Life is often a lot like being inside a boxing ring, waiting to see if you can withstand the fight ahead or end up knocked out while trying to live.
In the Thai BL series Knockout, adapted from the novel of the same name by Dawin, that analogy isn’t just a metaphor, it’s the foundation. Starring Nice Boripat Jamsat as Keen and Gun Natsakan Chairote as Thun, the story begins with Keen’s life unraveling in real-time. In the middle of a job interview, he receives word of his father’s sudden death, a loss that not only strips him of family but also drags him into a financial nightmare. Saddled with unexpected debt from an informal loan his father left behind, Keen finds himself cornered by debt collectors with nowhere to hide. His refuge? Petchsak camp, a Muay Thai gym, where he crosses paths with Thun, a boxer known as “The Cannon Who Conquers Tigers.”

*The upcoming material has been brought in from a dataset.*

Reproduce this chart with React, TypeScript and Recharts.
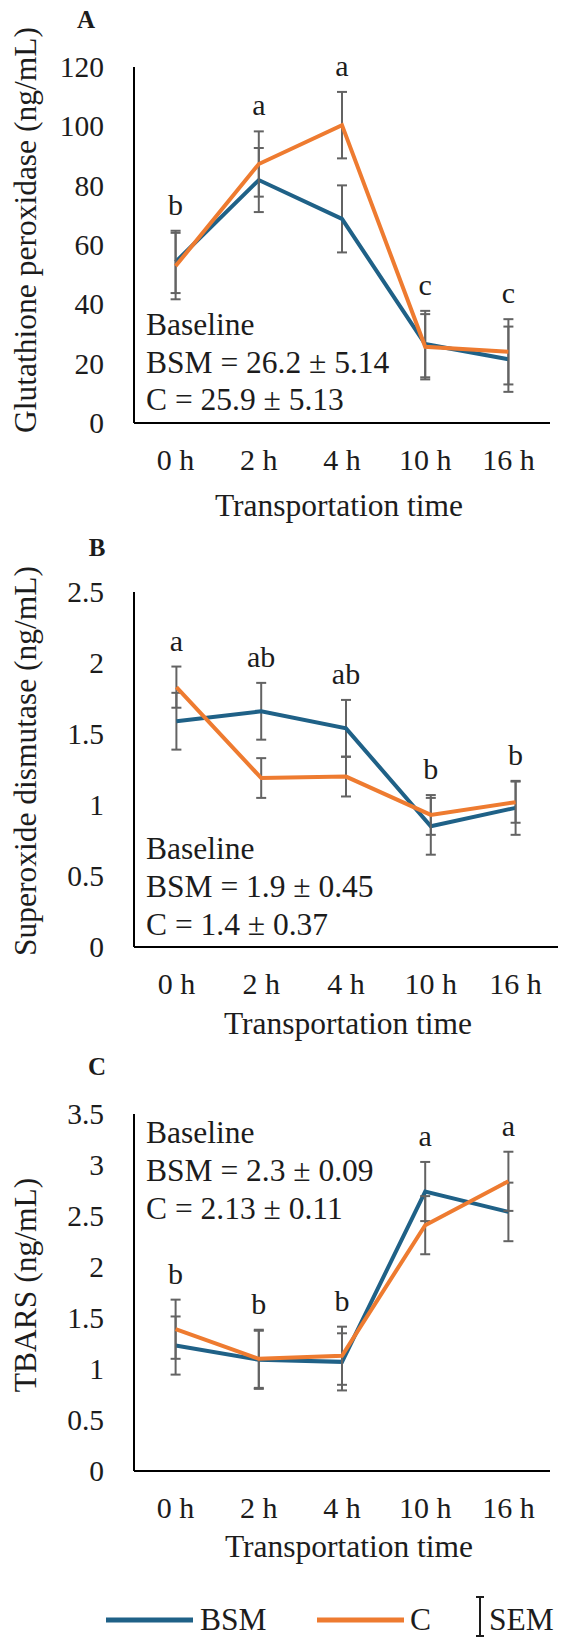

Thun is as unapproachable as he is talented, a star fighter who has sworn off the ring for reasons nobody seems to understand. His icy demeanor is a stark contrast to Keen’s desperation, yet their forced proximity begins to chip away at Thun’s defenses. What starts as survival for Keen slowly shifts into something deeper as he finds himself tangled in Thun’s emotional walls, each punch and parry revealing fragments of the person hidden beneath.

What makes Knockout intriguing is the way it throws these two wounded souls together in a setting that’s as brutal as it is raw. The boxing ring is more than just a place to fight; it’s a crucible for change. Keen finds himself trapped between his own moral compass and the desperate need to dig himself out of the pit his father left him in, all while unknowingly pressing Thun back toward a career he’s been fighting to avoid. There’s a tension there, one that builds with each glance, each punch thrown, and each secret revealed.
And yet, here’s the thing: neither Thun nor Keen is particularly likable at first glance. Thun is cold, insolent, locked up tight in his own pain. Keen, for all his struggle, is pitiful to watch as he flounders under the weight of his father’s mistakes. Worse still, his insistence on pushing Thun back into the ring borders on frustrating. But maybe that’s the magic of it. Sometimes, the most compelling characters are the ones you don’t want to root for. At least not right away.
What Knockout does well is lean into that imperfection. It lets us sit with it, lets us see their worst moments, their lowest points. And then it does something interesting: it gives them room to grow. Because the beauty of starting at rock bottom is that there’s nowhere to go but up. And it’s not just about individual growth; it’s about finding that strength in each other, in the corners of a boxing ring and the quiet moments in between.

Knockout is a lot like its name, a blow that lands hard right from the beginning, shaking its characters and its viewers with raw emotion and heavy stakes. It’s rough around the edges, sure, but there’s promise in that, too. A potential to build from the ground up, to fight for something better.
If you’re ready to step into the ring with them, Knockout is currently streaming on WeTV/Tencent Video. It’s a story that isn’t just about fighting in the ring, it’s about fighting for each other, for redemption, and maybe, for love.